Poppy Field then follows Cristi’s shift at work with a team of men who regularly use microaggressive language that is alternately misogynistic and homophobic. It’s the usual police tough guy talk, and director Jebeleanu regularly frames Mericoffer’s face either head-on or in profile and then leaves it there for long periods of time as Cristi listens impassively, his face and interior thoughts completely guarded.
The second act abandons isolated sexual intimacy to focus on the near-riot at the theatre as the Gendarme insert themselves between a group of conservative protestors and liberal-minded moviegoers. Despite the escalation in both stakes and scale, Jebeleanu continues to favour intimate hand-held camerawork that ensures the audience is kept right in the thick of the brewing conflict. It’s great, tense stuff, particularly the way Moraru’s script and Jebeleanu’s direction work in tandem to slowly ratchet up the likelihood of a violent outburst.
The transition from second to third act introduces an unanticipated form of violence, though: a physical encounter between Cristi and a gay man who threatens to expose their dating history. After dancing around a full-on culture clash, it’s a clever conceit to narrow the scope back down to Cristi, but it’s a big swing that unfortunately brings Poppy Field’s momentum to a grinding halt. While Cristi’s explanation of the inciting incident and the varying reactions of his team provides plenty of insight into homophobia among the Gendarme, stranding the protagonist in a theatre with sporadic conversation (however illuminating) ultimately becomes repetitive and even a little boring.

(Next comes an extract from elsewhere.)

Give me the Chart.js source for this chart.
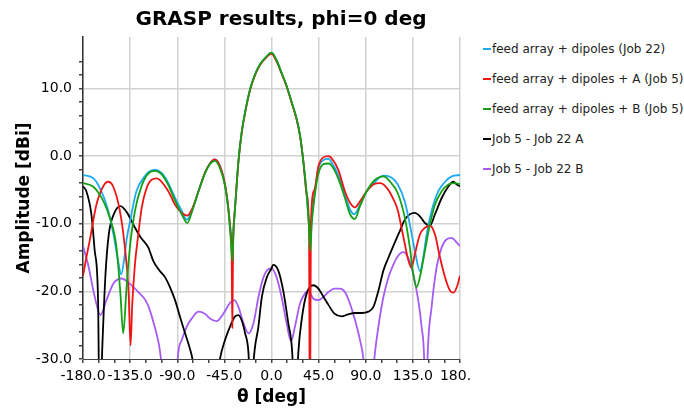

Still, Cristi is a fascinating and complex character and Mericoffer’s performance – a fantastic combination of dissociation, repressed rage and denial – is particularly notable. While the final act’s frequent innocuous conversations demand too much of audiences, the contrast between the opening’s romantic, isolationist Cristi and the finale’s volatile F-slur dropping Cristi is gripping.
If nothing else, Poppy Fields confirms that there are new and merit-worthy stories to be told about the closet and homophobia. 3/5
Poppy Field played Toronto’s Inside/Out Festival.